Given material:
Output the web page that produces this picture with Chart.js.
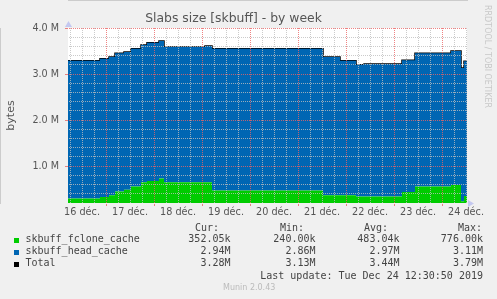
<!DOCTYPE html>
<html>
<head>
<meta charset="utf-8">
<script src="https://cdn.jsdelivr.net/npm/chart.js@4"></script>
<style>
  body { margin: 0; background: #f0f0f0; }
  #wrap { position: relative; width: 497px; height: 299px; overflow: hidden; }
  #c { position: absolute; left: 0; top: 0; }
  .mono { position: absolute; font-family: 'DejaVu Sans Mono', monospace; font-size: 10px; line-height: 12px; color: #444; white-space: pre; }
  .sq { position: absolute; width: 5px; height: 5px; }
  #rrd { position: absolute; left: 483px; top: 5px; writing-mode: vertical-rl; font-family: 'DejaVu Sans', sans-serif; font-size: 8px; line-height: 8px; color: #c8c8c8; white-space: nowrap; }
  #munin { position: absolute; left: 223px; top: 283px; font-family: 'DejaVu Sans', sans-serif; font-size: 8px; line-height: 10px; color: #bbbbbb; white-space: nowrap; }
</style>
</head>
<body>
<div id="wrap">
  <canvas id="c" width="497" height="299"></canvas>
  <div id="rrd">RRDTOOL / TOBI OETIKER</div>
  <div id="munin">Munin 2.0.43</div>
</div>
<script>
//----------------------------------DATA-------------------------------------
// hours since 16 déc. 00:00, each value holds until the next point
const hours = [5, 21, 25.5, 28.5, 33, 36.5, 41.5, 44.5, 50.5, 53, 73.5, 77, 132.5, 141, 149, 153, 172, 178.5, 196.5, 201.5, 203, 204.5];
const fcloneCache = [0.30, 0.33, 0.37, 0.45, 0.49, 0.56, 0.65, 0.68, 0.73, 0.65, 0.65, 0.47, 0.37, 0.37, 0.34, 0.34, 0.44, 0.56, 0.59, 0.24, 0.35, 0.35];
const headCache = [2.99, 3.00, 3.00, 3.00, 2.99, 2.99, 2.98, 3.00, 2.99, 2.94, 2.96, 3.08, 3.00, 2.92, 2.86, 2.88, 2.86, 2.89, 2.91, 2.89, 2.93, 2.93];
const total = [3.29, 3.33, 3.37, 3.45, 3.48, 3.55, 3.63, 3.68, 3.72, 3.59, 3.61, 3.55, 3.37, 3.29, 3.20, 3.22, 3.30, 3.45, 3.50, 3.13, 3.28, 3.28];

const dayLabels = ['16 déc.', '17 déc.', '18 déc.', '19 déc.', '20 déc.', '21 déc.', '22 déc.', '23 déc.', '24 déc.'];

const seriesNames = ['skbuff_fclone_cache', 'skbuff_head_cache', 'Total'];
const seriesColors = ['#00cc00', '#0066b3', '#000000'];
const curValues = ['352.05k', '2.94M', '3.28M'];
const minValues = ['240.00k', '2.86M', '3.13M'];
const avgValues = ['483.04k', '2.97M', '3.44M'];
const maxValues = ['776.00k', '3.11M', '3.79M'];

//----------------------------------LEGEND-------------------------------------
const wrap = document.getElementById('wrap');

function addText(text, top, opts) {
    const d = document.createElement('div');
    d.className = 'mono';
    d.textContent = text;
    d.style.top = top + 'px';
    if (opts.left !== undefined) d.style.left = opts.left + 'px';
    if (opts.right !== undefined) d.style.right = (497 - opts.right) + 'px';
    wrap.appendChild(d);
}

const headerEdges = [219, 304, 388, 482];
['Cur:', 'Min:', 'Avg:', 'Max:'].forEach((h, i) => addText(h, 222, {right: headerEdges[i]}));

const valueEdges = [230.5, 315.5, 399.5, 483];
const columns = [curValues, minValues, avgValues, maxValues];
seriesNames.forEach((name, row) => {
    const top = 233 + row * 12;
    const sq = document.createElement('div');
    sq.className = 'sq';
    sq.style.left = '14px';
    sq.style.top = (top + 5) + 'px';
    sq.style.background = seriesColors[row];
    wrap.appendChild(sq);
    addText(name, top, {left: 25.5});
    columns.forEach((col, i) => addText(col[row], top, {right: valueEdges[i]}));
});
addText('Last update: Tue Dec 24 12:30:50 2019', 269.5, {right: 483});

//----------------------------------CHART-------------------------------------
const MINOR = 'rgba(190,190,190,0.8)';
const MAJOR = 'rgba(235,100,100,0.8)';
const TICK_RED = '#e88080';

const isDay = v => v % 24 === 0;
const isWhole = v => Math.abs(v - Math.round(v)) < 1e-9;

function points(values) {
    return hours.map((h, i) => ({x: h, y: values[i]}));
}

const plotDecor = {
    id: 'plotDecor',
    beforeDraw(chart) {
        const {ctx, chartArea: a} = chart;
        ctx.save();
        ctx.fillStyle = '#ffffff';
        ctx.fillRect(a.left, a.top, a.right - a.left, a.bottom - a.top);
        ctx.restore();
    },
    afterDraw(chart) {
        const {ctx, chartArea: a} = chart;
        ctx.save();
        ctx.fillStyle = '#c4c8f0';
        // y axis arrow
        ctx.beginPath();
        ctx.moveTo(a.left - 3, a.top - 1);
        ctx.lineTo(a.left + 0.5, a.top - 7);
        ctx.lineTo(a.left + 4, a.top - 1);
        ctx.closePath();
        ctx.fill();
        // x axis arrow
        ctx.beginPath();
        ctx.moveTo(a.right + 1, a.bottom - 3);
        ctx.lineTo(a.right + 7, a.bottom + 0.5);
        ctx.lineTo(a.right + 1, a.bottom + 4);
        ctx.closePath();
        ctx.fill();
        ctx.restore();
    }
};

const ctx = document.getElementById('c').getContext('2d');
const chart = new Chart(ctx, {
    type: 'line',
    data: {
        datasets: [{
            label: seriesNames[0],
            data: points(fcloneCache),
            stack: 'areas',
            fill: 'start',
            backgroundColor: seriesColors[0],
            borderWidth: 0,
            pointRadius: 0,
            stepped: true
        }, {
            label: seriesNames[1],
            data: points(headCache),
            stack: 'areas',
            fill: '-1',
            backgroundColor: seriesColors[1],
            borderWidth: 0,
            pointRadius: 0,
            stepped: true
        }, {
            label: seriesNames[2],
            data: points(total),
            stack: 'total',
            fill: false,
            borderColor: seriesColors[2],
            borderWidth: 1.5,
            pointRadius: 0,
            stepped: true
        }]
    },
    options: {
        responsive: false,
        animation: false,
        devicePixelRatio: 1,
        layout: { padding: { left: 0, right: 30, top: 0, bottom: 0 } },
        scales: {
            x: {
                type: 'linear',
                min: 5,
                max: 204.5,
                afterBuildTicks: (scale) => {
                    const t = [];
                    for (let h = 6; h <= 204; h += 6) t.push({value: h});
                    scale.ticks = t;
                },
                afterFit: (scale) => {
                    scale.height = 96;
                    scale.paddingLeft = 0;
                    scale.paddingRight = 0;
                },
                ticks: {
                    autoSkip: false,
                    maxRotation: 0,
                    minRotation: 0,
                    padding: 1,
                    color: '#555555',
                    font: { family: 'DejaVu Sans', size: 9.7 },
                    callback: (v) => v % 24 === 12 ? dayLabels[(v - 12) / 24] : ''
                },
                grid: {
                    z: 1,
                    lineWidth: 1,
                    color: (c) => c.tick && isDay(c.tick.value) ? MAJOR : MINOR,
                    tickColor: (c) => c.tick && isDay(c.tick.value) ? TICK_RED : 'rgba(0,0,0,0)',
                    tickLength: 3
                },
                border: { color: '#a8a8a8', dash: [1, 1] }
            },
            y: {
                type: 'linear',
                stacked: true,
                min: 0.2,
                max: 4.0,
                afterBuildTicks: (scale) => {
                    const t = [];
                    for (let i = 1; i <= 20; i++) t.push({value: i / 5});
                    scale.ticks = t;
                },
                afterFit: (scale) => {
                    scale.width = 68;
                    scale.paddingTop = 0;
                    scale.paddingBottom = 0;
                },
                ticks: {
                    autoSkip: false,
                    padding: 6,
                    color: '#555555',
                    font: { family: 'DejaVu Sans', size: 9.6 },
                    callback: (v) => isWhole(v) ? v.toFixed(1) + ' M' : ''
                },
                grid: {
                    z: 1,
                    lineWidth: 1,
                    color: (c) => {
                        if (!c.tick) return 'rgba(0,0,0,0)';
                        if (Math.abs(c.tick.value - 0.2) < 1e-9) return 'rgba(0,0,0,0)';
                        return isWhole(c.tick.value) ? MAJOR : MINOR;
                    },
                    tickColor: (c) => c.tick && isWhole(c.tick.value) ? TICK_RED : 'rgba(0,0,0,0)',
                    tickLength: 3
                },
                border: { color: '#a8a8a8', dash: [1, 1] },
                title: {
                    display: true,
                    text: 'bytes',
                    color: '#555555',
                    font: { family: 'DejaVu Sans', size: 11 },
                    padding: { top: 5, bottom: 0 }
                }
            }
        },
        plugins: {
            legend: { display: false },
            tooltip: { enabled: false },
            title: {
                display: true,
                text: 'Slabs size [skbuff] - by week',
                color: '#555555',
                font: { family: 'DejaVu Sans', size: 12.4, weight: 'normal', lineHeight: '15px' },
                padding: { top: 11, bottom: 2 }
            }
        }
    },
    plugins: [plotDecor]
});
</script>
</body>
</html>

Do this:
Leave out the pictures, then repeat the listing above exactly from its first line to the line with "3.13, 3.28, 3.28];", inclusive.

Response:
Output the web page that produces this picture with Chart.js.
<!DOCTYPE html>
<html>
<head>
<meta charset="utf-8">
<script src="https://cdn.jsdelivr.net/npm/chart.js@4"></script>
<style>
  body { margin: 0; background: #f0f0f0; }
  #wrap { position: relative; width: 497px; height: 299px; overflow: hidden; }
  #c { position: absolute; left: 0; top: 0; }
  .mono { position: absolute; font-family: 'DejaVu Sans Mono', monospace; font-size: 10px; line-height: 12px; color: #444; white-space: pre; }
  .sq { position: absolute; width: 5px; height: 5px; }
  #rrd { position: absolute; left: 483px; top: 5px; writing-mode: vertical-rl; font-family: 'DejaVu Sans', sans-serif; font-size: 8px; line-height: 8px; color: #c8c8c8; white-space: nowrap; }
  #munin { position: absolute; left: 223px; top: 283px; font-family: 'DejaVu Sans', sans-serif; font-size: 8px; line-height: 10px; color: #bbbbbb; white-space: nowrap; }
</style>
</head>
<body>
<div id="wrap">
  <canvas id="c" width="497" height="299"></canvas>
  <div id="rrd">RRDTOOL / TOBI OETIKER</div>
  <div id="munin">Munin 2.0.43</div>
</div>
<script>
//----------------------------------DATA-------------------------------------
// hours since 16 déc. 00:00, each value holds until the next point
const hours = [5, 21, 25.5, 28.5, 33, 36.5, 41.5, 44.5, 50.5, 53, 73.5, 77, 132.5, 141, 149, 153, 172, 178.5, 196.5, 201.5, 203, 204.5];
const fcloneCache = [0.30, 0.33, 0.37, 0.45, 0.49, 0.56, 0.65, 0.68, 0.73, 0.65, 0.65, 0.47, 0.37, 0.37, 0.34, 0.34, 0.44, 0.56, 0.59, 0.24, 0.35, 0.35];
const headCache = [2.99, 3.00, 3.00, 3.00, 2.99, 2.99, 2.98, 3.00, 2.99, 2.94, 2.96, 3.08, 3.00, 2.92, 2.86, 2.88, 2.86, 2.89, 2.91, 2.89, 2.93, 2.93];
const total = [3.29, 3.33, 3.37, 3.45, 3.48, 3.55, 3.63, 3.68, 3.72, 3.59, 3.61, 3.55, 3.37, 3.29, 3.20, 3.22, 3.30, 3.45, 3.50, 3.13, 3.28, 3.28];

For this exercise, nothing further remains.